Source material
--- BEGIN ---

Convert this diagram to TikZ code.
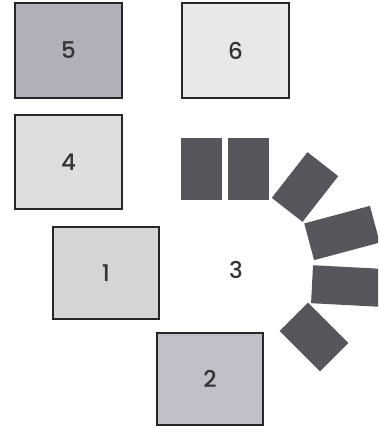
\documentclass[tikz,border=0pt]{standalone}
\usepackage{fontspec}
\setmainfont{Poppins}[UprightFont=* Medium]
\begin{document}
\begin{tikzpicture}[x=1pt,y=1pt,
  box/.style={draw=black!85,line width=2pt,inner sep=0pt,font=\fontsize{23}{23}\selectfont,text=black!80},
  chair/.style={fill=chairgray,draw=none,inner sep=0pt}]
\definecolor{chairgray}{RGB}{86,86,92}
\definecolor{c5}{RGB}{176,176,186}
\definecolor{c6}{RGB}{232,232,232}
\definecolor{c4}{RGB}{222,222,222}
\definecolor{c1}{RGB}{214,214,216}
\definecolor{c2}{RGB}{192,192,200}
\useasboundingbox (0,0) rectangle (378,-427);
\clip (0,0) rectangle (378,-427);
\node[box,fill=c5,minimum width=107,minimum height=95] (b5) at (68.5,-50.5) {5};
\node[box,fill=c6,minimum width=107,minimum height=95] (b6) at (235.5,-50.5) {6};
\node[box,fill=c4,minimum width=107,minimum height=94] (b4) at (68.5,-162) {4};
\node[box,fill=c1,minimum width=106,minimum height=92] (b1) at (106,-273) {1};
\node[box,fill=c2,minimum width=106,minimum height=92] (b2) at (210,-379) {2};
\node[font=\fontsize{23}{23}\selectfont,text=black!80] (t3) at (236,-270) {3};
\node[chair,minimum width=41,minimum height=62] (ch1) at (201.5,-169) {};
\node[chair,minimum width=41,minimum height=62] (ch2) at (248.5,-169) {};
\node[chair,minimum width=58,minimum height=39,rotate=52] (ch3) at (305,-187) {};
\node[chair,minimum width=68,minimum height=38,rotate=15] (ch4) at (342,-233) {};
\node[chair,minimum width=68,minimum height=38,rotate=-3] (ch5) at (346,-286) {};
\node[chair,minimum width=57,minimum height=40,rotate=-45] (ch6) at (314,-337) {};
\end{tikzpicture}
\end{document}
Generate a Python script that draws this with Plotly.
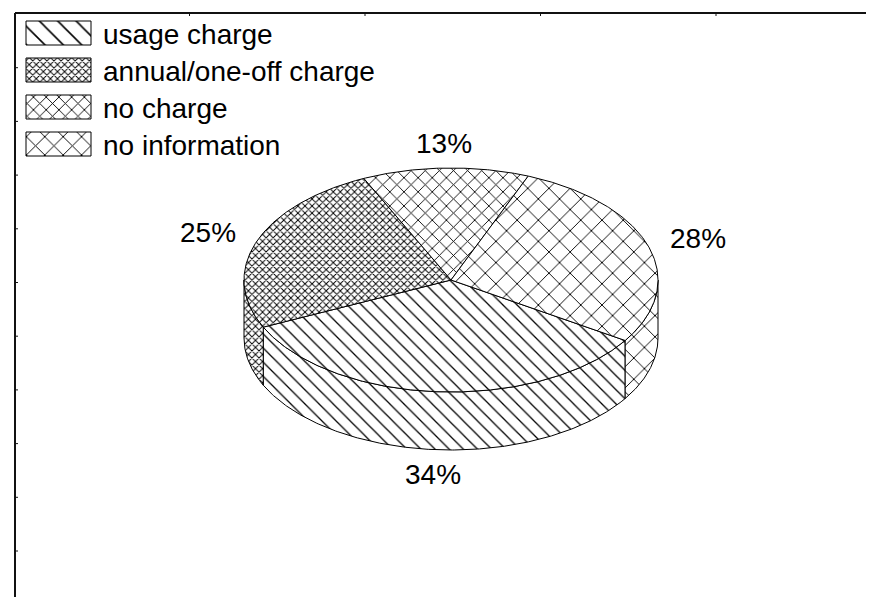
import numpy as np
import plotly.graph_objects as go

# ---------------- data ----------------
categories = ["usage charge", "annual/one-off charge", "no charge", "no information"]
values = [34, 25, 13, 28]
value_labels = [f"{v}%" for v in values]

# ---------------- style / geometry ----------------
W, H = 874, 597
CX, CY, RX, RY, DEPTH = 443, 272, 207, 112, 58
START_DEG = 32.7            # where the first slice begins (screen-parametric angle, clockwise)
LABEL_RX, LABEL_RY = 259, 137
FONT = "Liberation Sans, Arial, sans-serif"
FONT_SIZE = 28

pie_patterns = [
    dict(shape="\\", size=10, solidity=0.13),
    dict(shape="x", size=5, solidity=0.34),
    dict(shape="x", size=10, solidity=0.17),
    dict(shape="x", size=15, solidity=0.12),
]
legend_patterns = [
    dict(shape="\\", size=13, solidity=0.12),
    dict(shape="x", size=5, solidity=0.34),
    dict(shape="x", size=9, solidity=0.19),
    dict(shape="x", size=13, solidity=0.14),
]


def pat(p):
    d = dict(p)
    d.update(fgcolor="black", bgcolor="white", fillmode="replace")
    return d


def arc(a0, a1, dy=0.0, n=None):
    if n is None:
        n = max(int(abs(a1 - a0) * 2), 4)
    t = np.radians(np.linspace(a0, a1, n))
    return CX + RX * np.cos(t), CY + RY * np.sin(t) + dy


fig = go.Figure()

total = float(sum(values))
bounds = START_DEG + np.concatenate([[0], np.cumsum(values)]) / total * 360.0

# ---- side walls (front half only: angles 0..180 and 360..540) ----
for i, cat in enumerate(categories):
    a0, a1 = bounds[i], bounds[i + 1]
    for lo, hi in [(0, 180), (360, 540)]:
        s, e = max(a0, lo), min(a1, hi)
        if e - s <= 0:
            continue
        xt, yt = arc(s, e)
        xb, yb = arc(e, s, DEPTH)
        xs = np.concatenate([xt, xb, xt[:1]])
        ys = np.concatenate([yt, yb, yt[:1]])
        fig.add_trace(go.Scatter(
            x=xs, y=ys, mode="lines", fill="toself",
            fillcolor="white", fillpattern=pat(pie_patterns[i]),
            line=dict(color="black", width=1),
            hoverinfo="skip", showlegend=False, name=cat))

# ---- top faces ----
for i, cat in enumerate(categories):
    a0, a1 = bounds[i], bounds[i + 1]
    xa, ya = arc(a0, a1)
    xs = np.concatenate([[CX], xa, [CX]])
    ys = np.concatenate([[CY], ya, [CY]])
    fig.add_trace(go.Scatter(
        x=xs, y=ys, mode="lines", fill="toself",
        fillcolor="white", fillpattern=pat(pie_patterns[i]),
        line=dict(color="black", width=1),
        hoverinfo="text", text=f"{cat}: {values[i]}%", showlegend=False, name=cat))

# ---- percentage labels ----
for i in range(len(values)):
    mid = np.radians((bounds[i] + bounds[i + 1]) / 2)
    lx = CX + LABEL_RX * np.cos(mid)
    ly = CY + LABEL_RY * np.sin(mid) + (DEPTH if np.sin(mid) > 0 else 0)
    fig.add_annotation(x=lx, y=ly, text=value_labels[i], showarrow=False,
                       xanchor="center", yanchor="middle",
                       font=dict(family=FONT, size=FONT_SIZE, color="black"))

# ---- legend (drawn) ----
LEG_X0, LEG_W, LEG_Y0, LEG_H, LEG_STEP, LEG_TX = 18, 65, 13, 24, 37, 93
for i, cat in enumerate(categories):
    y0 = LEG_Y0 + i * LEG_STEP
    fig.add_trace(go.Scatter(
        x=[LEG_X0, LEG_X0 + LEG_W, LEG_X0 + LEG_W, LEG_X0, LEG_X0],
        y=[y0, y0, y0 + LEG_H, y0 + LEG_H, y0],
        mode="lines", fill="toself", fillcolor="white",
        fillpattern=pat(legend_patterns[i]),
        line=dict(color="black", width=1),
        hoverinfo="skip", showlegend=False))
    fig.add_annotation(x=LEG_TX, y=y0 + LEG_H / 2 + 1, text=cat, showarrow=False,
                       xanchor="left", yanchor="middle",
                       font=dict(family=FONT, size=FONT_SIZE, color="black"))

# ---- frame ----
shapes = [
    dict(type="line", x0=7, x1=W, y0=5, y1=5, line=dict(color="#111", width=2)),
    dict(type="line", x0=7, x1=7, y0=5, y1=H, line=dict(color="#111", width=2)),
    dict(type="line", x0=7, x1=W, y0=H - 1, y1=H - 1, line=dict(color="#dddddd", width=2)),
]
for k in range(1, 11):
    yy = 6 + 53.7 * k
    shapes.append(dict(type="line", x0=8, x1=10, y0=yy, y1=yy, line=dict(color="#111", width=1)))
for k in range(1, 5):
    xx = 6 + 175.5 * k
    shapes.append(dict(type="line", x0=xx, x1=xx, y0=5, y1=8, line=dict(color="#111", width=1)))
    shapes.append(dict(type="line", x0=xx, x1=xx, y0=H - 3, y1=H - 1, line=dict(color="#cccccc", width=1)))
for s in shapes:
    s.update(xref="x", yref="y", layer="above")

fig.update_layout(
    width=W, height=H, autosize=False,
    margin=dict(l=0, r=0, t=0, b=0),
    paper_bgcolor="white", plot_bgcolor="white",
    showlegend=False,
    xaxis=dict(range=[0, W], visible=False, fixedrange=True),
    yaxis=dict(range=[H, 0], visible=False, fixedrange=True),
    shapes=shapes,
    font=dict(family=FONT),
)

fig.write_html("out.html")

--- END ---

Task to carry out
Every record must be copied exactly, with images dropped from the result.

Correct result
Convert this diagram to TikZ code.
\documentclass[tikz,border=0pt]{standalone}
\usepackage{fontspec}
\setmainfont{Poppins}[UprightFont=* Medium]
\begin{document}
\begin{tikzpicture}[x=1pt,y=1pt,
  box/.style={draw=black!85,line width=2pt,inner sep=0pt,font=\fontsize{23}{23}\selectfont,text=black!80},
  chair/.style={fill=chairgray,draw=none,inner sep=0pt}]
\definecolor{chairgray}{RGB}{86,86,92}
\definecolor{c5}{RGB}{176,176,186}
\definecolor{c6}{RGB}{232,232,232}
\definecolor{c4}{RGB}{222,222,222}
\definecolor{c1}{RGB}{214,214,216}
\definecolor{c2}{RGB}{192,192,200}
\useasboundingbox (0,0) rectangle (378,-427);
\clip (0,0) rectangle (378,-427);
\node[box,fill=c5,minimum width=107,minimum height=95] (b5) at (68.5,-50.5) {5};
\node[box,fill=c6,minimum width=107,minimum height=95] (b6) at (235.5,-50.5) {6};
\node[box,fill=c4,minimum width=107,minimum height=94] (b4) at (68.5,-162) {4};
\node[box,fill=c1,minimum width=106,minimum height=92] (b1) at (106,-273) {1};
\node[box,fill=c2,minimum width=106,minimum height=92] (b2) at (210,-379) {2};
\node[font=\fontsize{23}{23}\selectfont,text=black!80] (t3) at (236,-270) {3};
\node[chair,minimum width=41,minimum height=62] (ch1) at (201.5,-169) {};
\node[chair,minimum width=41,minimum height=62] (ch2) at (248.5,-169) {};
\node[chair,minimum width=58,minimum height=39,rotate=52] (ch3) at (305,-187) {};
\node[chair,minimum width=68,minimum height=38,rotate=15] (ch4) at (342,-233) {};
\node[chair,minimum width=68,minimum height=38,rotate=-3] (ch5) at (346,-286) {};
\node[chair,minimum width=57,minimum height=40,rotate=-45] (ch6) at (314,-337) {};
\end{tikzpicture}
\end{document}
Generate a Python script that draws this with Plotly.
import numpy as np
import plotly.graph_objects as go

# ---------------- data ----------------
categories = ["usage charge", "annual/one-off charge", "no charge", "no information"]
values = [34, 25, 13, 28]
value_labels = [f"{v}%" for v in values]

# ---------------- style / geometry ----------------
W, H = 874, 597
CX, CY, RX, RY, DEPTH = 443, 272, 207, 112, 58
START_DEG = 32.7            # where the first slice begins (screen-parametric angle, clockwise)
LABEL_RX, LABEL_RY = 259, 137
FONT = "Liberation Sans, Arial, sans-serif"
FONT_SIZE = 28

pie_patterns = [
    dict(shape="\\", size=10, solidity=0.13),
    dict(shape="x", size=5, solidity=0.34),
    dict(shape="x", size=10, solidity=0.17),
    dict(shape="x", size=15, solidity=0.12),
]
legend_patterns = [
    dict(shape="\\", size=13, solidity=0.12),
    dict(shape="x", size=5, solidity=0.34),
    dict(shape="x", size=9, solidity=0.19),
    dict(shape="x", size=13, solidity=0.14),
]


def pat(p):
    d = dict(p)
    d.update(fgcolor="black", bgcolor="white", fillmode="replace")
    return d


def arc(a0, a1, dy=0.0, n=None):
    if n is None:
        n = max(int(abs(a1 - a0) * 2), 4)
    t = np.radians(np.linspace(a0, a1, n))
    return CX + RX * np.cos(t), CY + RY * np.sin(t) + dy


fig = go.Figure()

total = float(sum(values))
bounds = START_DEG + np.concatenate([[0], np.cumsum(values)]) / total * 360.0

# ---- side walls (front half only: angles 0..180 and 360..540) ----
for i, cat in enumerate(categories):
    a0, a1 = bounds[i], bounds[i + 1]
    for lo, hi in [(0, 180), (360, 540)]:
        s, e = max(a0, lo), min(a1, hi)
        if e - s <= 0:
            continue
        xt, yt = arc(s, e)
        xb, yb = arc(e, s, DEPTH)
        xs = np.concatenate([xt, xb, xt[:1]])
        ys = np.concatenate([yt, yb, yt[:1]])
        fig.add_trace(go.Scatter(
            x=xs, y=ys, mode="lines", fill="toself",
            fillcolor="white", fillpattern=pat(pie_patterns[i]),
            line=dict(color="black", width=1),
            hoverinfo="skip", showlegend=False, name=cat))

# ---- top faces ----
for i, cat in enumerate(categories):
    a0, a1 = bounds[i], bounds[i + 1]
    xa, ya = arc(a0, a1)
    xs = np.concatenate([[CX], xa, [CX]])
    ys = np.concatenate([[CY], ya, [CY]])
    fig.add_trace(go.Scatter(
        x=xs, y=ys, mode="lines", fill="toself",
        fillcolor="white", fillpattern=pat(pie_patterns[i]),
        line=dict(color="black", width=1),
        hoverinfo="text", text=f"{cat}: {values[i]}%", showlegend=False, name=cat))

# ---- percentage labels ----
for i in range(len(values)):
    mid = np.radians((bounds[i] + bounds[i + 1]) / 2)
    lx = CX + LABEL_RX * np.cos(mid)
    ly = CY + LABEL_RY * np.sin(mid) + (DEPTH if np.sin(mid) > 0 else 0)
    fig.add_annotation(x=lx, y=ly, text=value_labels[i], showarrow=False,
                       xanchor="center", yanchor="middle",
                       font=dict(family=FONT, size=FONT_SIZE, color="black"))

# ---- legend (drawn) ----
LEG_X0, LEG_W, LEG_Y0, LEG_H, LEG_STEP, LEG_TX = 18, 65, 13, 24, 37, 93
for i, cat in enumerate(categories):
    y0 = LEG_Y0 + i * LEG_STEP
    fig.add_trace(go.Scatter(
        x=[LEG_X0, LEG_X0 + LEG_W, LEG_X0 + LEG_W, LEG_X0, LEG_X0],
        y=[y0, y0, y0 + LEG_H, y0 + LEG_H, y0],
        mode="lines", fill="toself", fillcolor="white",
        fillpattern=pat(legend_patterns[i]),
        line=dict(color="black", width=1),
        hoverinfo="skip", showlegend=False))
    fig.add_annotation(x=LEG_TX, y=y0 + LEG_H / 2 + 1, text=cat, showarrow=False,
                       xanchor="left", yanchor="middle",
                       font=dict(family=FONT, size=FONT_SIZE, color="black"))

# ---- frame ----
shapes = [
    dict(type="line", x0=7, x1=W, y0=5, y1=5, line=dict(color="#111", width=2)),
    dict(type="line", x0=7, x1=7, y0=5, y1=H, line=dict(color="#111", width=2)),
    dict(type="line", x0=7, x1=W, y0=H - 1, y1=H - 1, line=dict(color="#dddddd", width=2)),
]
for k in range(1, 11):
    yy = 6 + 53.7 * k
    shapes.append(dict(type="line", x0=8, x1=10, y0=yy, y1=yy, line=dict(color="#111", width=1)))
for k in range(1, 5):
    xx = 6 + 175.5 * k
    shapes.append(dict(type="line", x0=xx, x1=xx, y0=5, y1=8, line=dict(color="#111", width=1)))
    shapes.append(dict(type="line", x0=xx, x1=xx, y0=H - 3, y1=H - 1, line=dict(color="#cccccc", width=1)))
for s in shapes:
    s.update(xref="x", yref="y", layer="above")

fig.update_layout(
    width=W, height=H, autosize=False,
    margin=dict(l=0, r=0, t=0, b=0),
    paper_bgcolor="white", plot_bgcolor="white",
    showlegend=False,
    xaxis=dict(range=[0, W], visible=False, fixedrange=True),
    yaxis=dict(range=[H, 0], visible=False, fixedrange=True),
    shapes=shapes,
    font=dict(family=FONT),
)

fig.write_html("out.html")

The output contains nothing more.